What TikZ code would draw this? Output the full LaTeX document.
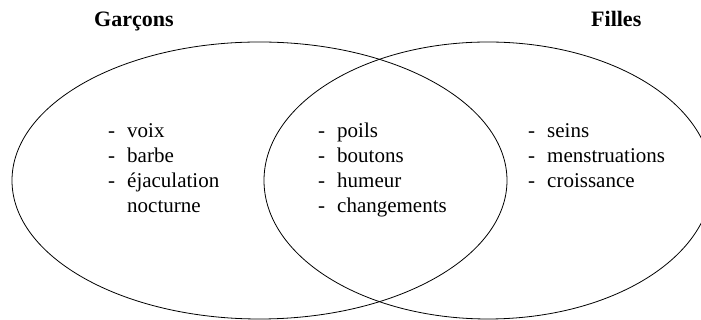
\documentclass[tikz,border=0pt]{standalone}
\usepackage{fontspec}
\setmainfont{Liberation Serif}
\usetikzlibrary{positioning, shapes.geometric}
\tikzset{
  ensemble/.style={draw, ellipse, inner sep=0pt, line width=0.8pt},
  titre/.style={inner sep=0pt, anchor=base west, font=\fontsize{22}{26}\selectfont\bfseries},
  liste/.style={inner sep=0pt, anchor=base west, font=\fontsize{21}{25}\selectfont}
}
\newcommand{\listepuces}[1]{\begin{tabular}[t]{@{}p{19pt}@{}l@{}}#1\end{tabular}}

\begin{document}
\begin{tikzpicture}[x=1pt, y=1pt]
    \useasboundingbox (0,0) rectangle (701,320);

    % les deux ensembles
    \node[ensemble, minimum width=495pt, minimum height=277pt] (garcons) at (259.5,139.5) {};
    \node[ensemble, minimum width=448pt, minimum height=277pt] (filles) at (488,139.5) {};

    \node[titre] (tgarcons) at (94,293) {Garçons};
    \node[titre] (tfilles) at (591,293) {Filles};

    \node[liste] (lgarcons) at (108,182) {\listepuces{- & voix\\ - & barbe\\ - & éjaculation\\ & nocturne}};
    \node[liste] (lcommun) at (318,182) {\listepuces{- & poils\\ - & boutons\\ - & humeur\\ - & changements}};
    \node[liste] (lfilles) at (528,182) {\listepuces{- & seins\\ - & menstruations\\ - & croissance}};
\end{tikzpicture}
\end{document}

- - -

— Goal —
Pick out every line above that contains the word "draw" and copy it.

— Exercise answer —
What TikZ code would draw this? Output the full LaTeX document.
  ensemble/.style={draw, ellipse, inner sep=0pt, line width=0.8pt},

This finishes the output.